What is it, if not the worst of the worst?
Vincentians turned to social media over the weekend of March 3-5 to advocate for the death sentence, as the island continues to record some of the most heinous killings, the most recent being that of Georgetown resident Sheldon Welch.
“The gallows should be cleaned up and brought back,” “a life for a life,” “it’s time to bring back Moses law,” and “Hang ‘Em High” were just a few of the sentiments expressed by residents after learning of the horrible murder of the Georgetown resident.
Welch’s murder brought back the eerie feeling of the horrendous January 8, 2003 murder committed by Daniel “Dick” Trimmingham, also known as “Compay”, on farmer Albert ‘Bertie Browne’. Browne’s head was severed from his body, disemboweled, and buried at separate locations on his farm. Trimmingham died in prison at the age of 60.
St. Vincent police announced in a press release on Saturday that they had begun an inquiry into the murder of Sheldon Welch, a 28-year-old laborer from Caratal, Georgetown,
Unlike the case of Albert Browne, Welch’s brother has been arrested on suspicion of murder. According to a police report, “Law enforcement officers in Georgetown received a complaint of the deceased’s disappearance. An inquiry was initiated, which led authorities to a mountain in Georgetown, where the corpse was located later that day in a pit’.

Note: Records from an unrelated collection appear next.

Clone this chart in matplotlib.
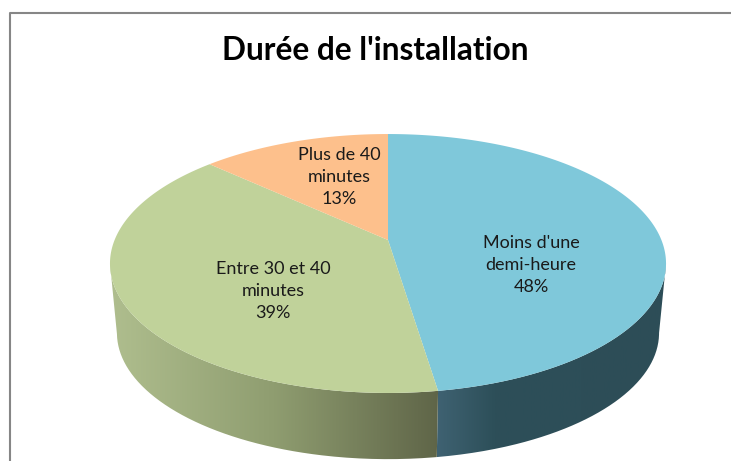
import numpy as np
import matplotlib
matplotlib.use("Agg")
import matplotlib.pyplot as plt
from matplotlib.patches import PathPatch
from matplotlib.path import Path
from matplotlib.colors import LinearSegmentedColormap

title = "Durée de l'installation"
categories = ["Moins d'une\ndemi-heure", "Entre 30 et 40\nminutes", "Plus de 40\nminutes"]
values = [47.6, 39.3, 13.1]
top_colors = ["#7fc8da", "#c0d29a", "#fdc08c"]

W, H = 731, 461
cx, apex_y = 388, 240
rx, ry, k = 273.4, 125.2, 0.1815
depth, shrink = 70, 0.975


def rim(theta, drop=0.0, scale=1.0):
    # theta clockwise from the top, projected with a bit of perspective
    u, v = np.sin(theta), np.cos(theta)
    w = 1 + k * v
    return cx + scale * rx * u / w, apex_y + drop - scale * ry * v / w


fig = plt.figure(figsize=(W / 100, H / 100), dpi=100)
ax = fig.add_axes([0, 0, 1, 1])
ax.set_xlim(0, W)
ax.set_ylim(H, 0)
ax.axis("off")

# frame
ax.plot([10, 10, W], [H, 13, 13], color="#868686", lw=1.5, solid_capstyle="butt")

fracs = np.array(values) / sum(values)
edges = np.concatenate([[0], np.cumsum(fracs)]) * 2 * np.pi


def side(t0, t1, stops):
    ts = np.linspace(t0, t1, 200)
    x0, y0 = rim(ts)
    x1, y1 = rim(ts, depth, shrink)
    xy = np.column_stack([np.r_[x0, x1[::-1]], np.r_[y0, y1[::-1]]])
    patch = PathPatch(Path(np.r_[xy, xy[:1]]), fc="none", ec="none")
    ax.add_patch(patch)
    cmap = LinearSegmentedColormap.from_list("s", stops)
    im = ax.imshow(np.linspace(0, 1, 256).reshape(1, -1), cmap=cmap, aspect="auto",
                   extent=[xy[:, 0].min(), xy[:, 0].max(), H, 0], zorder=1)
    im.set_clip_path(patch)


# only the front part of the wall is visible, up to the widest points of the rim
widest = np.arccos(-k)
side(widest, edges[1], [(0, "#3f6272"), (0.25, "#2d4f59"), (1, "#2d4d57")])
side(edges[1], 2 * np.pi - widest, [(0, "#afbe8e"), (0.5, "#8f9d70"), (1, "#5f6548")])
ax.set_xlim(0, W)
ax.set_ylim(H, 0)

# top face
for i, c in enumerate(top_colors):
    ts = np.linspace(edges[i], edges[i + 1], 200)
    x, y = rim(ts)
    ax.fill(np.r_[cx, x], np.r_[apex_y, y], color=c, lw=0, zorder=2)

font = "Lato"
ax.text(375, 50, title, ha="center", va="center", family=font, weight="bold",
        fontsize=22.8, color="black", zorder=3)

label_xy = [(531, 265), (273, 291), (339, 177)]
for (lx, ly), cat, val in zip(label_xy, categories, values):
    ax.text(lx, ly, f"{cat}\n{round(val)}%", ha="center", va="center", family=font,
            fontsize=13, color="#1a1a1a", linespacing=1.45, zorder=3)

fig.savefig("out.png", dpi=100)
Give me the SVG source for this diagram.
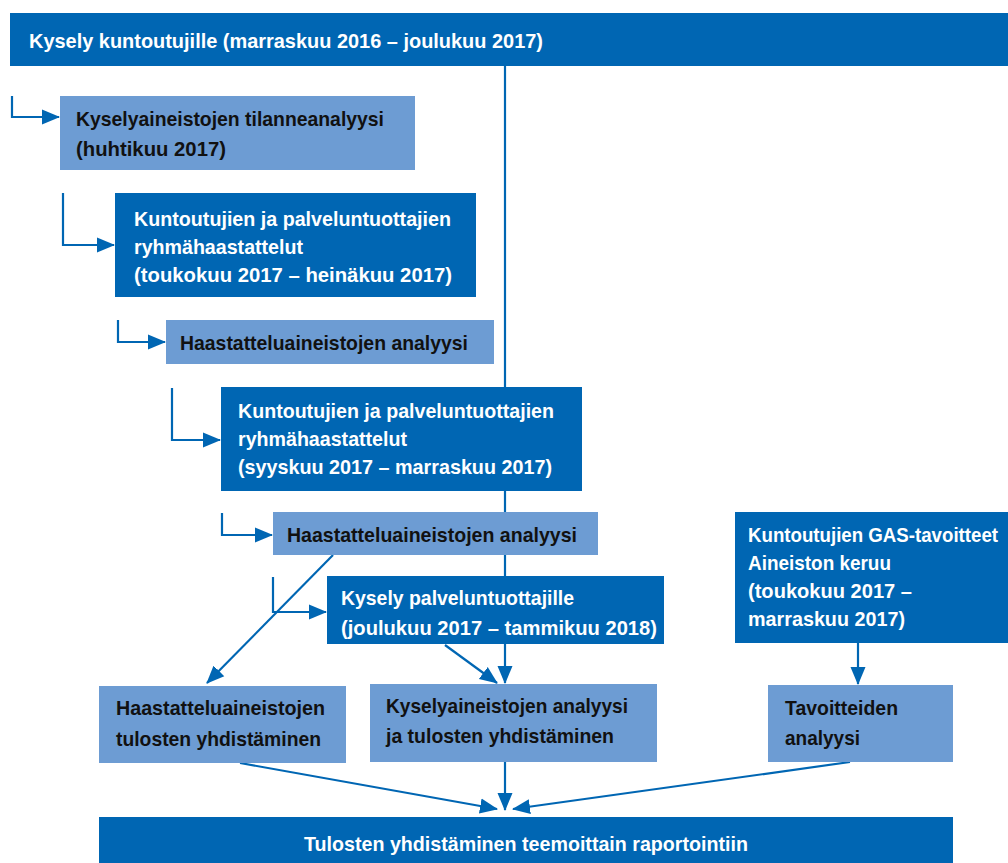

While the police did not provide many specifics, a trustworthy source told the St. Vincent Times that the police recovered crocus sacks containing Welch’s body parts, including his head, feet, hands, and disemboweled stomach. The St. Vincent Times also understands that a land dispute between the brothers may have led to the killing.
This is not the first time folks have demanded the death sentence or the gallows.
A loud cry was made on July 2, 2002, when Lokeisha Nanton, a 12-year-old girl pannist from Sion Hill, was killed. On February 26, 2010, Patrick Lovelace was convicted of Nanton’s murder and condemned to death.
Lovelace remains the lone death row inmate in St. Vincent prisons.
In December 2006, hundreds of Vincentians watched the body parts of a 21-year-old Vermont resident, Stacy Wilson, being chopped off and flung all over the Leeward Bus Terminal by a cutlass-wielding man named Shorn Samuel. Yet another loud cry.
On Wednesday, October 15, 2008, a unanimous finding of guilty was rendered against Samuel for Wilson’s murder. To everyone’s disgust, he is sitting in prison, feasting on tax payers’ money.
Prime Minister Ralph Gonsalves said in May 2022 that the practical abolition of the death penalty probably induced some people to use violence of the ultimate kind.
Gonsalves then alluded to the Privy Council’s recent judgment to confirm the validity of the death sentence in Trinidad and Tobago.
“There are certainly many people who feel strongly about it, and some might argue that in our situation, this is a matter that may be meritorious. The issue is one we will increasingly have to revisit.”
Murder and treason are capital crimes in the multi-island country, which carried out its last execution on February 13, 1995, when three people were put to death after having their death warrants issued only four days earlier.
St. Vincent is a British Independent Territory, and the Judicial Committee of the Privy Council is still the last court of appeal for this territory.
There is still much discussion in St. Vincent as to whether the Caribbean Court of Justice (CCJ) should replace the Privy Council as the final court of appeal in the region. The Caribbean Court of Justice was inaugurated in Trinidad on April 16, 2005. However, the country will have to hold a special referendum to be able to switch to the CCJ.
Caribbean countries view the CCJ as the means to throw off the last vestiges of colonialism, but human rights groups have warned that the Court may be a hanging court.
Since the Privy Council’s Pratt and Morgan decision in 1993, the death penalty cannot be carried out on a prisoner who has been sentenced to death for more than five years. In this case, the prisoner’s sentence is automatically changed to life in prison.
On March 11, 2002, the Judicial Committee of the Privy Council confirmed the April 2001 decision of the Eastern Caribbean Court of Appeal (ECCA) ruling that the mandatory death penalty was unconstitutional and unanimously struck down the mandatory death penalty for murder in St. Vincent and six other countries.
The government delegation to the United Nations Universal Periodic Review in 2019 noted during the constructive dialogue that the country was “overwhelmingly supportive’ of the death penalty, therefore there were no plans to declare a moratorium on the death penalty.